Monday, 1 January 2018

Pineapple Quilt [A Finish]

I love to make gifts for people at Christmas. At least for the people who I know will appreciate them. Having made a quilt for our childminder as a commission in the summer (it was a quilt she gifted), I was determined to make her one as a Christmas present. We are so lucky that we found Alison - it was pure chance - she had just set up as a childminder, and I had just decided to go back to work. We hadn't planned anything in advance, and she was new so had spaces available. She was the best decision we ever made for our kids. They love her and she loves them. She has two children who are a bit older, and it's like our girls have older siblings. The quilt is for all of them, so I picked a design that was fun and colourful. And I'd been looking for an excuse to try out Elizabeth Hartman's Pineapple Farm pattern!

I made the first block back in October. My normal way of working is to cut blocks in advance, then piece them later - I have cutting sessions and piecing sessions! The problem with that approach for this pattern is that there are a lot of pieces of similar sizes. That first block was a challenge. So here's my top tip: I drew out, at scale, the outline of the pieces and where they sat in relation to each other in the blocks. Then when I pulled out the pieces, I could simply lay them out on this diagram and I knew exactly which piece went where, I could chain piece and replace them and I didn't have ANY errors. You can just about see it in this picture if you squint!

Each of the blocks is pieced in two parts: the bottom, which can be made up using chain piecing, and is then trimmed, and the leaves, which can't be chain pieced, but are also trimmed. It took me a while to find a routine, but eventually I found that the most efficient way for me to make these blocks was to make four sets of leaves at a time, thus allowing me to chain piece, and then making four bodies individually, then joining it all up. Trimming the leaves was easy enough, as the pattern provides you with where to expect certain points and seams to fall, but I found it harder to trim the bottom. Here is top tip number two. Knowing I had forty of these blocks to make and trim, I stuck washi tape onto my 12.5" ruler which could be lined up with seam lines on the block. That way all the blocks would be trimmed the same (can you spot the one I lined up wrong?).

In October, forty pineapples sounded easy. In November, 36 pineapples sounded like a challenge. By December 32 pineapples sounded impossible! Especially as I hadn't even cut them all by this point... but a deadline was exactly what I needed. It had to be gifted at 5pm on 22nd December. The latest opportunity for quilting it was my day off on.... 22nd December. I could baste it on 18th December at our local sewing group. So by bedtime on 17th December I needed a quilt top (did I mention I was away with work for three nights?). I knuckled down and by 9am on 17th all of the blocks were done and trimmed. What you may have twigged at this point, is that the seams in the blocks are on point, and by trimming them, every single edge of the block was a bias edge. Sashing is not my favourite thing at the best of times but this one nearly got me. The first row seemed to be three inches too long. Whaaaaat. So I pieced the next one, and it was within the fudgeable margin. But the blocks are off-set, so I had to piece a third column and check it was the right length, which it was near enough, before I could attached that first column, line up the seams in the correct places and "encourage" the fabric to behave... There may have been some choice language. And then once you're done with the sashing, there were still the borders to add. 8pm on 17th December and I had a quilt top.

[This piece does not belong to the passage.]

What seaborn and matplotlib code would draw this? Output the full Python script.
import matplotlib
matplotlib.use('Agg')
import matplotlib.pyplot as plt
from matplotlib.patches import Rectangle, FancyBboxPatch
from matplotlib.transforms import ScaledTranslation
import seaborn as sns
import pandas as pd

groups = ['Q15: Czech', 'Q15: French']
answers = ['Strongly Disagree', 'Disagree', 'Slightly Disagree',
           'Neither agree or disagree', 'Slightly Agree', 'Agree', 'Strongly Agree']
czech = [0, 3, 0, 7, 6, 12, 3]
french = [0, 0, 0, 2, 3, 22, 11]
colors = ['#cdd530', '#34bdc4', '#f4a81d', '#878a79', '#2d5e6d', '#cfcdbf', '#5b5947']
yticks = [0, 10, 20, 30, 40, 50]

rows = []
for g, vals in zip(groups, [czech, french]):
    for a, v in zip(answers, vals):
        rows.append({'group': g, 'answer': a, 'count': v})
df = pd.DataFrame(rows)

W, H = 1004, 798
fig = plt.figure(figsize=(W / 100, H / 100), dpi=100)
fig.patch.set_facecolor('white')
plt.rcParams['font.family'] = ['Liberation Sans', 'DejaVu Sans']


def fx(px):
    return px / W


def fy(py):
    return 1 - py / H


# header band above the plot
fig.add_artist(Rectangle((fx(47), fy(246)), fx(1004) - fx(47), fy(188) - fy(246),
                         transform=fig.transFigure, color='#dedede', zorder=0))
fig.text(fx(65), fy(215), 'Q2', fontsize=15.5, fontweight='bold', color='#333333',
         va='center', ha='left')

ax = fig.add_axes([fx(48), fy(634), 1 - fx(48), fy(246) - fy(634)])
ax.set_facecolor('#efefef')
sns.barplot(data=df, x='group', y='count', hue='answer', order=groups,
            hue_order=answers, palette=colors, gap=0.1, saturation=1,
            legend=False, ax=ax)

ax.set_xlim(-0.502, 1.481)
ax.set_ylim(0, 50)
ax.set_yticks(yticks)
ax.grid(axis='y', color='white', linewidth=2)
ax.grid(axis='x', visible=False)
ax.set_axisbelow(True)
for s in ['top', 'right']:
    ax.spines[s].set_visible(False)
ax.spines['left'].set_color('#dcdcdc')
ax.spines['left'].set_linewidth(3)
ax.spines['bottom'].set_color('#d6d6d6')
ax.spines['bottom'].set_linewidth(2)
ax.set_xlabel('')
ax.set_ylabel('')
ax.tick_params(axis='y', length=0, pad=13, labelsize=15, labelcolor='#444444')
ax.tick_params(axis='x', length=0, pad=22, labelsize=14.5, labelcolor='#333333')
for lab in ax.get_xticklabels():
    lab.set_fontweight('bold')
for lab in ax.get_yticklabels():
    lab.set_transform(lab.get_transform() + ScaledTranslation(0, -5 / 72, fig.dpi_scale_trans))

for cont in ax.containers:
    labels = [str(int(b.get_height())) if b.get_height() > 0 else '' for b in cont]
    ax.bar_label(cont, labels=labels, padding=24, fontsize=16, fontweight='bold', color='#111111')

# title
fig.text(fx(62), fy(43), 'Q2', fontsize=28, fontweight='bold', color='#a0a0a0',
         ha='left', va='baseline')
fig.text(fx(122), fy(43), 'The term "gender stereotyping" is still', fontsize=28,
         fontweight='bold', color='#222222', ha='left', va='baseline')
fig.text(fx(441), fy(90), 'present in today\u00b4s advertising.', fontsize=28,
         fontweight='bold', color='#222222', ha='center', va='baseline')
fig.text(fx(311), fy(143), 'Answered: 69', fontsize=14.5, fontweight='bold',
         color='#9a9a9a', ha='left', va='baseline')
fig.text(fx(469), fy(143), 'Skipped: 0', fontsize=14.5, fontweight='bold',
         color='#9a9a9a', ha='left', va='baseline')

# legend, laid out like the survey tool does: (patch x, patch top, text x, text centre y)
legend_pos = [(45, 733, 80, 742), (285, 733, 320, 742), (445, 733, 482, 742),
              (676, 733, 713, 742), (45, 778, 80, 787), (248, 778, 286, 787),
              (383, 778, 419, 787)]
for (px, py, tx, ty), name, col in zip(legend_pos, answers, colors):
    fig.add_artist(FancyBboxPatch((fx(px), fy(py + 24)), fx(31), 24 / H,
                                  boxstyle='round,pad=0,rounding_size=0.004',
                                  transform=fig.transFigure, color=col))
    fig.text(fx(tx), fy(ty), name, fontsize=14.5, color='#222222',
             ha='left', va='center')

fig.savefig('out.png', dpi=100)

My original plan had been to quilt it with vertical straight lines, but the reality of the deadline, meant that I changed my mind and quilted it with an all over stipple (with some flower thrown in too). It was the same quilting I'd used on the commissioned quilt in the summer, which they had loved, so I was quite confident it would be ok! The bias edges still caused me bother even at this stage, and there are a couple of bits of seriously dodgy quilting! But the overall is fine and with a few washes no-one will notice.

It's bound in Alison Glass Sunprints in the lovely green - on of my favourite fabrics - must restock! And backed with a duvet from Dunelm.

I am chuffed to bits I got this finished! And it's a Finish Along finish - you can find my original list here!


Archie the wonder dog said...

I love this quilt! Congratulations on the finish, fraught though it was! *waves pompoms*

CapitolaQuilter said...

What an incredible gift. I love seeing how you organized and pulled off the quilt with so many steps and not a lot of time. Congratulations on checking a goal off of your list. Thanks for linking up to 2017 Q4 FAL on behalf of the Finish-A-Long hosts.